May 15, 2012 in City

Jim Kershner’s this day in history

By Correspondent

From our archives, 75 years ago

The “fastest bomber in the world” was at Spokane’s Felts Field en route to Langley, Va.

The paper called it the “Y.B. 17,” a bomber built at the Boeing plant in Seattle. It was capable of carrying 4,000 pounds of bombs. It was scheduled to spend the night in Spokane before continuing on. It was capable of flying coast tocoast in about 10 hours.

From the obscenity beat: District Attorney Ralph E. Foley was asking for Spokane’s civic clubs to cooperate in getting rid of a modern scourge: obscene magazines.

He said that “Spokane would not be justified in a blanket condemnation” of all modern magazines, but of “filthy literature.”

He said he would welcome a civic committee to issue a report on questionable publications.

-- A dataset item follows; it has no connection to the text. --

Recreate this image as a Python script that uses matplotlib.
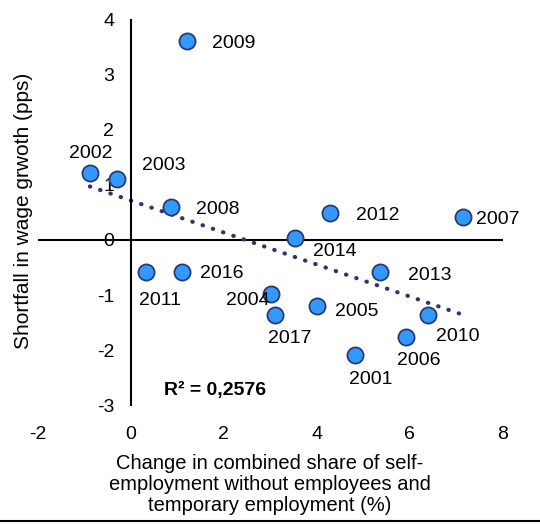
import numpy as np
import matplotlib.pyplot as plt
from matplotlib.lines import Line2D

plt.rcParams['font.family'] = ['Liberation Sans', 'DejaVu Sans']
plt.rcParams['axes.unicode_minus'] = False

years = ['2009', '2002', '2003', '2008', '2012', '2007', '2014', '2011',
         '2016', '2013', '2004', '2017', '2005', '2010', '2006', '2001']
x_vals = [1.20, -0.88, -0.30, 0.86, 4.28, 7.14, 3.53, 0.32,
          1.10, 5.35, 3.01, 3.10, 4.00, 6.39, 5.93, 4.83]
y_vals = [3.62, 1.22, 1.11, 0.60, 0.49, 0.42, 0.03, -0.58,
          -0.58, -0.58, -0.98, -1.37, -1.20, -1.37, -1.76, -2.09]
# label offsets in pixels (dx to left edge, dy to centre)
offsets = {'2009': (25, -3), '2002': (-21, 19), '2003': (25, 13), '2008': (25, -3),
           '2012': (26, -2), '2007': (13, -3), '2014': (18, -13), '2011': (-7, -29),
           '2016': (18, -2), '2013': (28, -4), '2004': (-45, -7), '2017': (-7, -23),
           '2005': (18, -5), '2010': (8, -21), '2006': (-9, -24), '2001': (-6, -25)}

fig = plt.figure(figsize=(5.4, 5.24), dpi=100)
ax = fig.add_axes([0.070, 0.227, 0.861, 0.735])

x = np.array(x_vals)
y = np.array(y_vals)
k, b = np.polyfit(x, y, 1)
xs = np.array([x.min(), x.max()])
ax.plot(xs, k * xs + b, color='#2E3568', lw=3, ls=(0, (0.1, 2.5)),
        dash_capstyle='round', zorder=2)

ax.scatter(x, y, s=135, color='#3399FF', edgecolor='#2B3A6E', linewidth=1.3, zorder=3)

for yr, xv, yv in zip(years, x_vals, y_vals):
    dx, dy = offsets[yr]
    ax.annotate(yr, (xv, yv), xytext=(dx, dy), textcoords='offset pixels',
                ha='left', va='center', fontsize=14)

ax.text(0.71, -2.73, 'R² = 0,2576', fontsize=14, fontweight='bold', va='center')

ax.set_xlim(-2, 8)
ax.set_ylim(-3, 4)
ax.set_xticks([-2, 0, 2, 4, 6, 8])
ax.set_yticks([-3, -2, -1, 0, 1, 2, 3, 4])
ax.tick_params(length=0, labelsize=14, pad=12)
ax.tick_params(axis='x', pad=15)
for s in ['top', 'right', 'bottom']:
    ax.spines[s].set_visible(False)
ax.spines['left'].set_position(('data', 0))
ax.spines['left'].set_linewidth(1.5)
ax.axhline(0, color='black', lw=1.5, zorder=1)

fig.text(0.043, 0.597, 'Shortfall in wage grwoth (pps)', rotation=90,
         ha='center', va='center', fontsize=15)
fig.text(0.5, 0.075, 'Change in combined share of self-\nemployment without employees and\ntemporary employment (%)',
         ha='center', va='center', fontsize=14.5, linespacing=1.13)

fig.add_artist(Line2D([0, 1], [0.006, 0.006], color='black', lw=1.5, transform=fig.transFigure))

fig.savefig('out.png', dpi=100)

From the pig beat: A hogfarmer in Mead accused Spokane County of killing 11 of his pigs. He went before the county commissioners and asked for $65 in compensation.

The pigs drowned when a culvert overflowed during spring runoff. The county attorney rejected the man’s claim, calling it an “act of God.”

Also on this date

(From the Associated Press)

1911: The Supreme Court ruled that Standard Oil Co. was a monopoly in violation of the Sherman Antitrust Act, and ordered its breakup.